4. (D) Electric field between two oppositely charged infinite plane parallel sheets: The electric field between two oppositely charged infinite planes each with surface charge density \( \sigma \) results in a field \( \frac{\sigma}{\epsilon_0} \). This matches with List II: (I).

Matching results:

Thus, the matches are:

• (A) - (III)
• (B) - (II)
• (C) - (IV)
• (D) - (I)

The correct answer from the options is:

(A)-(III),(B)-(II),(C)-(IV),(D)-(I)

Answer 2

Step 1: Understand the given physical situations.
We are given four different charge distributions and need to match them with their corresponding expressions for the electric field using Gauss’s law.

Step 2: Recall Gauss’s law.
Gauss’s law states that the total electric flux through a closed surface is equal to the enclosed charge divided by the permittivity of free space \( \varepsilon_0 \):
\[ \oint \vec{E} \cdot d\vec{A} = \frac{q_{\text{enclosed}}}{\varepsilon_0}. \] We’ll use this to find the electric field for each configuration.

Step 3: Analyze each case from List - I.
(A) Electric field inside a uniformly charged spherical shell (\( r < R \)):
Inside a spherical shell, the enclosed charge is zero. Hence, the electric field is:
\[ E = 0. \] Corresponds to (III).

(B) Electric field at a distance \( r > 0 \) from an infinite plane sheet with uniform surface charge density \( \sigma \):
From Gauss’s law, for a single infinite sheet of charge, the field is constant and given by:
\[ E = \frac{\sigma}{2\varepsilon_0}. \] Corresponds to (II).

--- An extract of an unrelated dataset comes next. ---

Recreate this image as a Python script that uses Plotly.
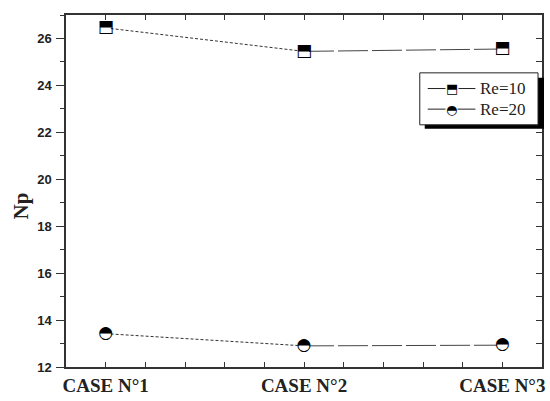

(C) Electric field outside a uniformly charged spherical shell (\( r > R \)):
The field behaves as if all the charge were concentrated at the center of the sphere. Hence,
\[ E = \frac{1}{4\pi \varepsilon_0} \frac{Q}{r^2} = \frac{\sigma}{\varepsilon_0 r^2} \text{ (since } Q = 4\pi R^2 \sigma \text{)}. \] Corresponds to (IV).

(D) Electric field between two oppositely charged infinite parallel sheets each with uniform surface charge density \( \sigma \):
Between the plates, the fields from both sheets add up, giving:
\[ E = \frac{\sigma}{\varepsilon_0}. \] Corresponds to (I).

Step 4: Final matching.
(A) - (III)
(B) - (II)
(C) - (IV)
(D) - (I)

Final Answer:
\[ \boxed{(A)-(III), (B)-(II), (C)-(IV), (D)-(I)} \]